------ Dataset excerpt ------

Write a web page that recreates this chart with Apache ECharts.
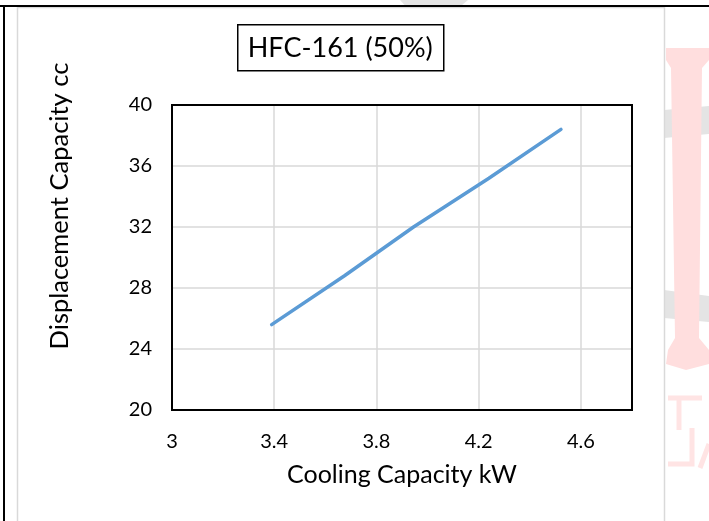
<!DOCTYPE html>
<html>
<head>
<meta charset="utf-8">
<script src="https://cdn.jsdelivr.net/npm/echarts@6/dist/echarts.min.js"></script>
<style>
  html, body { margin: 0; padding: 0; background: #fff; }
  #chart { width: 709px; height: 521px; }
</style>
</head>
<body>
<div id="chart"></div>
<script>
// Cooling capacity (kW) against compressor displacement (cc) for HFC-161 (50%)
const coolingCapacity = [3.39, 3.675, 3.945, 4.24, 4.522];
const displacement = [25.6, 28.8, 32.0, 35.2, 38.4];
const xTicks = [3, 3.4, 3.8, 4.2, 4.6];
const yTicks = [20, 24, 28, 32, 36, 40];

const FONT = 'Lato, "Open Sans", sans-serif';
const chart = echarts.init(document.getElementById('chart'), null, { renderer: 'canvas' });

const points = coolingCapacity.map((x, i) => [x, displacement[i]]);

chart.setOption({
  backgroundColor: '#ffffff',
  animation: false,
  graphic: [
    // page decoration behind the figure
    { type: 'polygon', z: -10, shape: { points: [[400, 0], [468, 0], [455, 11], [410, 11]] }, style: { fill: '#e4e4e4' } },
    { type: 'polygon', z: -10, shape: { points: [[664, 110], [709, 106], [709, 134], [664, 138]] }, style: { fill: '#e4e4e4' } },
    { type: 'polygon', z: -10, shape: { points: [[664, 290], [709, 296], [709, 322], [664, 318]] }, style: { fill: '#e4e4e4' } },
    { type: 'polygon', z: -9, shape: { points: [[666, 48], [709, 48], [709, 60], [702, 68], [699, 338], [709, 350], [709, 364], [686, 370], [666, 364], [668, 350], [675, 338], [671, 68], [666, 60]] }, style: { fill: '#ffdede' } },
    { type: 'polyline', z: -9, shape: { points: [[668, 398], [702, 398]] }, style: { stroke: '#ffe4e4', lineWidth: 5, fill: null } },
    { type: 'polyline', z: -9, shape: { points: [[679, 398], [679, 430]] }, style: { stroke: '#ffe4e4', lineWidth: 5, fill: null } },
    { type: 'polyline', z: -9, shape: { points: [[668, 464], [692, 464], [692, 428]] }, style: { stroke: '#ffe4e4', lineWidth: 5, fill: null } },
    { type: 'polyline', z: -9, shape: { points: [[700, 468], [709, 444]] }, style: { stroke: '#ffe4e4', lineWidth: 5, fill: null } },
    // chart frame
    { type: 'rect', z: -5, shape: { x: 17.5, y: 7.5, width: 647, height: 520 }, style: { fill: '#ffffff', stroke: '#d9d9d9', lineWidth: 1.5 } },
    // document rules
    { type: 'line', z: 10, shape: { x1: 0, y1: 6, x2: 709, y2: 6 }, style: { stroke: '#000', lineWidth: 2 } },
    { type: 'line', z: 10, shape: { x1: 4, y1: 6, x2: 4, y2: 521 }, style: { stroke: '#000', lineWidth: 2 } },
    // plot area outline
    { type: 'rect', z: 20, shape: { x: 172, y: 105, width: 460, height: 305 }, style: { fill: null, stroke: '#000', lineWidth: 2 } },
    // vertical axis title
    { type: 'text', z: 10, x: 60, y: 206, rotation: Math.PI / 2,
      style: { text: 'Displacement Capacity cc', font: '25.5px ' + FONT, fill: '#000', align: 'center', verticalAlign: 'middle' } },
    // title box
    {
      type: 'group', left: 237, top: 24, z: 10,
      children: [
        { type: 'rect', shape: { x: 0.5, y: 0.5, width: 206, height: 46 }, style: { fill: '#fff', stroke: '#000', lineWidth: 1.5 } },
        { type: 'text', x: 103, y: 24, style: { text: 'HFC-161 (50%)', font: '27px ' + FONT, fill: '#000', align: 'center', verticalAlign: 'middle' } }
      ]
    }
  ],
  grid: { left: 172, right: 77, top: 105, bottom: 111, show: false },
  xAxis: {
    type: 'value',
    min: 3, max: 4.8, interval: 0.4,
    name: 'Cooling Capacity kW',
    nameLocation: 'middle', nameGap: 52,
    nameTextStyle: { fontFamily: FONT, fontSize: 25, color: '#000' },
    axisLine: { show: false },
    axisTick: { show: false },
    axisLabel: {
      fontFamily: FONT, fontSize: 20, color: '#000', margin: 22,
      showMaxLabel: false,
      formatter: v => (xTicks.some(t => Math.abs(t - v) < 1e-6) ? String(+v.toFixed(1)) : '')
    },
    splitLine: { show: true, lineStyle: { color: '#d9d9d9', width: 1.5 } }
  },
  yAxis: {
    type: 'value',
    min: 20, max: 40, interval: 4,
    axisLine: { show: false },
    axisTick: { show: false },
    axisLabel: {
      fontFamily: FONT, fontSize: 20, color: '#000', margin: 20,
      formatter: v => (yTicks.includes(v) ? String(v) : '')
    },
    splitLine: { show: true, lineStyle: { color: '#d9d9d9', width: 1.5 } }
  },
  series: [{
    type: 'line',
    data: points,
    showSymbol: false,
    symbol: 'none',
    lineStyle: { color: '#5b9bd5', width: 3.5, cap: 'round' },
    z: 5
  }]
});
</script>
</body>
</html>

------

▶ **Exercise prompt**
Please reproduce the listing exactly from its opening line through the line that contains "const points = coolingCapacity.map((x, i)", both included, with all pictures omitted.

▶ **Task output**
Write a web page that recreates this chart with Apache ECharts.
<!DOCTYPE html>
<html>
<head>
<meta charset="utf-8">
<script src="https://cdn.jsdelivr.net/npm/echarts@6/dist/echarts.min.js"></script>
<style>
  html, body { margin: 0; padding: 0; background: #fff; }
  #chart { width: 709px; height: 521px; }
</style>
</head>
<body>
<div id="chart"></div>
<script>
// Cooling capacity (kW) against compressor displacement (cc) for HFC-161 (50%)
const coolingCapacity = [3.39, 3.675, 3.945, 4.24, 4.522];
const displacement = [25.6, 28.8, 32.0, 35.2, 38.4];
const xTicks = [3, 3.4, 3.8, 4.2, 4.6];
const yTicks = [20, 24, 28, 32, 36, 40];

const FONT = 'Lato, "Open Sans", sans-serif';
const chart = echarts.init(document.getElementById('chart'), null, { renderer: 'canvas' });

const points = coolingCapacity.map((x, i) => [x, displacement[i]]);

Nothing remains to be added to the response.